4 thoughts on “……listening then…?

  1. For the first time, i got a chance to read an article published in Nelta Choutari written by my classmate, Tara. I read the article and found it as reflecting the then listening activities in schools & obliged to remember my listening classes at my secondary level. I liked the article, hope to read in coming issues.

  2. I support on what Tara has reflected in this article. Listening for us was the act of listening tape and reply the questions given in our school days however, i think it is our task to make aware of listening activities to the new generation.

  3. Tara ji’s narrative on listening is a common story of most of English teachers in Nepal. The first statement of your narrative may belong to the most of the students in Nepal (especially rural areas) who directly face listening test for the first time in school life. I find my colleagues have not given focus on listening activities at school, which I got to know through the interaction with them. They state the lack of cassettes/playing device as the problems/reasons behind not practising it. You may wonder if I share with you about the listening test I was involved in Rautahat during SLC exam last year. I acted as a playing device there and the examinees listened to me and thus, they had their listening test. You might have found it so funny and so did I. I was asked to read the text thrice before the students write the answers. Although listening practice I think is a great way to motivate the students towards English language learning, there is still a challenge at the schools for listening practice.

    Even at higher secondary (10+2) level in Nepal, the course books ‘meaning into words’ have listening exercises but they are hardly practised in the class since there is no listening test at the examination of the level.

    I studied the old course of English during my schooling, which had not encouraged listening and speaking language skills in the classroom rather than reading and writing comprehension activities. But the new course has the provision of listening and speaking test, concerning stakeholders (teachers, students and school management committee) should realise that such tests are obligatory and they should leave no stone unturned from their sides to make it happen effectively.

    Another thing- I would like to point out from the article. We cannot always blame our school teachers for following the old methods of teaching but they also had some effective methods to teach us. While teaching, we can also adopt/replicate the ideas modifying partially if required.

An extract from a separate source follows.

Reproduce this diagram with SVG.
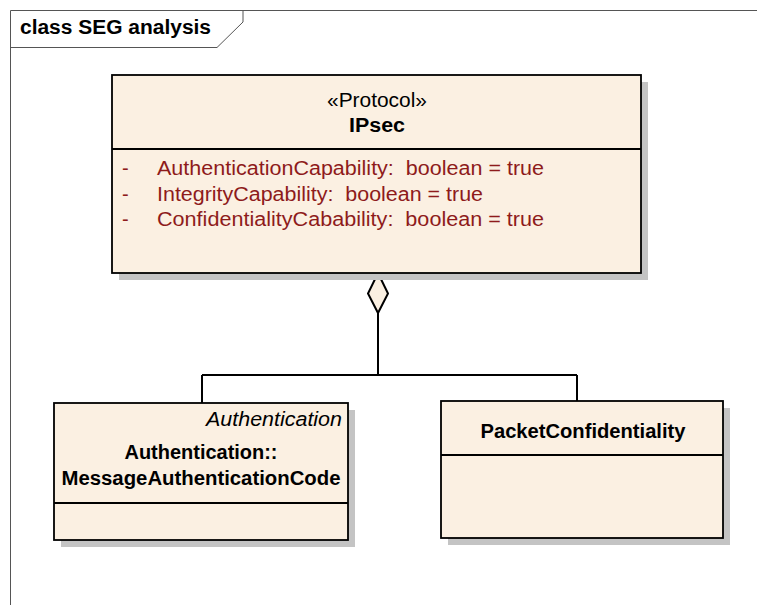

    1. The points and ideas shared here are worth-considering.What Tara-ji has begun the article with is a frequent case in lots of or most of the government schools, though not in all. Just two days back, I heard my Access colleague revealing that the school he is teaching at had no cassettes for listening activities and he was busy getting them dubbed on finding them available at one of his friend’s by chance. That is what the situation is in many more places. Praveen-ji has himself disclosed that once he acted as a living tape recorder. That is just like how we can maintain formality during exams. But, the matter is all about regular classroom activities on listening, moreover with good preparations. Yes, it is a must if teachers feel their real responsibilities and they must be well prepared with good strategies so that the activities carried out in the listening classes will turn into everyday real practice for better listening capacity. If English teachers are really concerned about students’ right to their listening classes, it is not a big deal. I am sure schools have enough budget or can manage around two thousand rupees to buy a cassette player and cassettes, since where there is a will there is a way. Sorrowfully, many more teachers don’t have interest in bearing responsibilities and growing their efficiency. Interestingly, Birgunj Access Center had two-day training for Access teachers and we could also invite some school teachers. One teacher (let’s not disclose his name – he teaches at secondary level and also at higher ones) asks if he was given any allowance, and then he said that he was unable to attend because his house was under construction. i think that was all due to not having to or not having willingness to bear the responsibilities a good teacher is obliged to.